Transcription plays an important role in everyone’s life today and for the German public sector it is one of the cornerstones that needs to be tackled when it comes to digitalization. With our AI-powered solution based on microservices, we at Appsfactory have taken the transcription process to a new level and ensured that the data provided remains secure.
Authors: Rolf Kluge, Aidin Azimi, Alina Drahozhylova, Frank Wockenfuß
Name? ASEL. Mission? Workload reduction.
In 2021, we started a project to develop a speech-to-text solution that would make the work of authorities much more efficient and thus reduce the workload, while complying with data protection regulations. The solution we came up with is called ASEL (literally: Automatische Spracherkennungs Lösung) and is now used by the Polizeiverwaltungsamt Sachsen (police administration of Saxony)via web portal, with the dictation features also being available in the mobile app. It will probably become the standard for all 16 federal states as well as the Federal Police, the Federal Criminal Police Office, the Customs Criminal Police Office, and the Police at the German Bundestag. ASEL provides transcription and translation of audio, video and text files using a microservices approach including a wide range of AI services. As a result, users do not need to manually transcribe or translate their files. This enables them time to focus on their most important topic: The people behind the cases.
Distributed Services offer high agility for quick updates without disrupting the entire system. Such a ‘plug-and-play’ solution also provides the flexibility of using the ideal service combination for each specific use case.
By combining up to four different AI engines we ensure sufficient capabilities in addressing a wide range of processes. Because each engine has its own service, the models behind them can be easily replaced to continuously ensure the best results. Such versatility empowers users to leverage the existing AI engines for their specific requirements and to take advantage of the latest improvements and trends in the fast-paced development in AI. Different AI models play a critical role in the success of our solution. Features such as keyword extraction and speaker recognition provide strategic advantages by helping to enrich content and associate text with specific speakers. Additionally, the Vocabulary Adaptation feature ensures contextually relevant results by optimizing the text output to include industry-specific language nuances. To help drive the project forward, user feedback is being continuously evaluated and integrated into the system. Incorporating this user feedback, gathered by our UX Research department, has led to an ideal adaptation to the specific needs of the users interacting with our solution on a day-to-day basis.
As ASEL is specifically designed for dictation in the context of initial police action at the scene, video interrogations — data security is a top priority. Advanced data security measures are built into the solution to ensure the confidentiality and integrity of sensitive information throughout the transcription and translation process. The solution can be provided as a SaaS on cloud (in the secure police cloud) and completely on-premise, meaning that no third parties have access to sensitive information and it is 100% data protection compliant.

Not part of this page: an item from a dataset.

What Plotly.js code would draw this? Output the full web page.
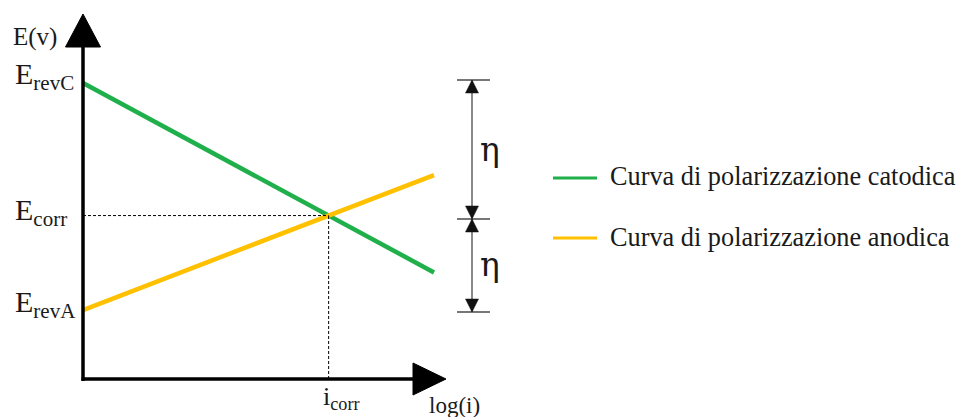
<!DOCTYPE html>
<html>
<head>
<meta charset="utf-8">
<script src="https://cdn.plot.ly/plotly-3.0.1.min.js"></script>
<style>
  html, body { margin: 0; padding: 0; background: #ffffff; }
  #chart { width: 964px; height: 417px; }
</style>
</head>
<body>
<div id="chart"></div>
<script>
// ---- data (abstract units: log(i) on x, E on y) ----
const seriesNames = ["Curva di polarizzazione catodica", "Curva di polarizzazione anodica"];
const seriesColors = ["#1fb04b", "#ffc000"];
const logI = [0, 10];
const cathodicE = [10, 3.6];
const anodicE = [2.33, 6.89];
const axisLabels = { y: "E(v)", x: "log(i)" };
const levelLabels = ["E<sub>revC</sub>", "E<sub>corr</sub>", "E<sub>revA</sub>"];
const icorrLabel = "i<sub>corr</sub>";
const etaLabel = "η";

// intersection of the two straight lines (corrosion point)
const mC = (cathodicE[1] - cathodicE[0]) / (logI[1] - logI[0]);
const mA = (anodicE[1] - anodicE[0]) / (logI[1] - logI[0]);
const icorr = logI[0] + (anodicE[0] - cathodicE[0]) / (mC - mA);
const Ecorr = cathodicE[0] + mC * (icorr - logI[0]);

// ---- pixel helpers for the figure layout ----
const W = 964, H = 417;
const X0 = 83, KX = 35.1, Y0 = 379, KY = 29.6;
const dx = p => (p - X0) / KX;
const dy = p => (Y0 - p) / KY;

const FONT = "Liberation Serif, Times New Roman, serif";
const ETA_FONT = "DejaVu Serif, serif";

const traces = [
  { x: logI, y: cathodicE, mode: "lines", name: seriesNames[0],
    line: { color: seriesColors[0], width: 4.5 }, hoverinfo: "skip" },
  { x: logI, y: anodicE, mode: "lines", name: seriesNames[1],
    line: { color: seriesColors[1], width: 4.5 }, hoverinfo: "skip" }
];

const shapes = [];
// axes
shapes.push({ type: "line", x0: 0, x1: 0, y0: dy(381), y1: dy(44), line: { color: "#000", width: 3.5 } });
shapes.push({ type: "line", x0: dx(81.5), x1: dx(416), y0: 0, y1: 0, line: { color: "#000", width: 3.5 } });
// arrow heads
shapes.push({ type: "path", fillcolor: "#000", line: { color: "#000", width: 1 },
  path: `M ${dx(65.5)} ${dy(47)} L ${dx(100.5)} ${dy(47)} L ${dx(83)} ${dy(14)} Z` });
shapes.push({ type: "path", fillcolor: "#000", line: { color: "#000", width: 1 },
  path: `M ${dx(413)} ${dy(363)} L ${dx(413)} ${dy(395)} L ${dx(446)} ${dy(379)} Z` });
// dashed guides to the corrosion point
shapes.push({ type: "line", x0: 0, x1: icorr, y0: Ecorr, y1: Ecorr, line: { color: "#000", width: 1, dash: "3px,2px" } });
shapes.push({ type: "line", x0: icorr, x1: icorr, y0: 0, y1: Ecorr, line: { color: "#000", width: 1, dash: "3px,2px" } });

// eta dimension arrows
const dimX = 472, dimTop = 80, dimMid = 219, dimBot = 312;
const gray = "#4a4a4a";
shapes.push({ type: "line", x0: dx(dimX), x1: dx(dimX), y0: dy(dimTop), y1: dy(dimBot), line: { color: gray, width: 1.3 } });
[dimTop, dimMid, dimBot].forEach(v => {
  shapes.push({ type: "line", x0: dx(457), x1: dx(490), y0: dy(v), y1: dy(v), line: { color: gray, width: 1.3 } });
});
function head(apexY, dir) { // dir: +1 base below apex, -1 base above
  const b = apexY + dir * 13;
  return { type: "path", fillcolor: "#111", line: { color: "#111", width: 0.5 },
    path: `M ${dx(dimX - 6.5)} ${dy(b)} L ${dx(dimX + 6.5)} ${dy(b)} L ${dx(dimX)} ${dy(apexY)} Z` };
}
shapes.push(head(dimTop, 1));
shapes.push(head(dimMid, -1));
shapes.push(head(dimMid, 1));
shapes.push(head(dimBot, -1));

// legend samples
shapes.push({ type: "line", x0: dx(553), x1: dx(597), y0: dy(178), y1: dy(178), line: { color: seriesColors[0], width: 3 } });
shapes.push({ type: "line", x0: dx(553), x1: dx(597), y0: dy(238), y1: dy(238), line: { color: seriesColors[1], width: 3 } });

function txt(text, px, py, size, xanchor, family) {
  return { text: text, x: dx(px), y: dy(py), xref: "x", yref: "y", showarrow: false,
    xanchor: xanchor || "left", yanchor: "middle",
    font: { family: family || FONT, size: size, color: "#1a1a1a" } };
}

const annotations = [
  txt(axisLabels.y, 11, 37, 25),
  txt(levelLabels[0], 13, 76, 30),
  txt(levelLabels[1], 13, 212, 30),
  txt(levelLabels[2], 13, 304, 30),
  txt(icorrLabel, 321, 398, 26),
  txt(axisLabels.x, 427, 405, 23),
  txt(etaLabel, 490, 149, 33, "center", ETA_FONT),
  txt(etaLabel, 490, 264, 33, "center", ETA_FONT),
  txt(seriesNames[0], 608, 176, 26.3),
  txt(seriesNames[1], 608, 237, 26.3)
];

const layout = {
  width: W, height: H,
  margin: { l: 0, r: 0, t: 0, b: 0, pad: 0 },
  paper_bgcolor: "#ffffff", plot_bgcolor: "#ffffff",
  showlegend: false,
  xaxis: { range: [dx(0), dx(W)], visible: false, fixedrange: true },
  yaxis: { range: [dy(H), dy(0)], visible: false, fixedrange: true },
  shapes: shapes,
  annotations: annotations
};

Plotly.newPlot("chart", traces, layout, { staticPlot: true, displayModeBar: false });
</script>
</body>
</html>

UI as flexible as your Work
We have already noted that ASEL is designed to adapt to ever-changing situations, and the user interface should not be neglected here. Our solution offers a fusion of an editor and a player for advanced word or text processing and is packed with a large number of features, such as formatting, commenting, export etc. Text is also enriched with valuable information from the transcription services to help with analyzing and proofreading the output. From seamless editing tools to robust transcription and translation capabilities, the UI offers a user-friendly experience that allows people to interact with text effortlessly and efficiently.
How We Made It Happen
As mentioned above, this project is still ongoing and set up to be a long term success story. The numerous technologies and solutions are already impressive and show versatility and strength, but it gets even more impressive when you look at the details. For example, one of our complex solutions boasts 145 projects, compared to the average of about 50 projects.. We used a mix of technologies, including distributed services, actor systems, live streaming, transcription and async communication using a queueing system. Additionally, we have implemented comprehensive monitoring using ELK (Elasticsearch, Logstash, Kibana) and Matomo to provide real-time dashboards with insights into system performance and user behavior. With this diverse toolkit, we exceed our customer’s expectations by delivering unparalleled value. All of this is made possible by a dedicated team of approximately 20 #Appsfactorians ranging from development, design, project management to quality assurance.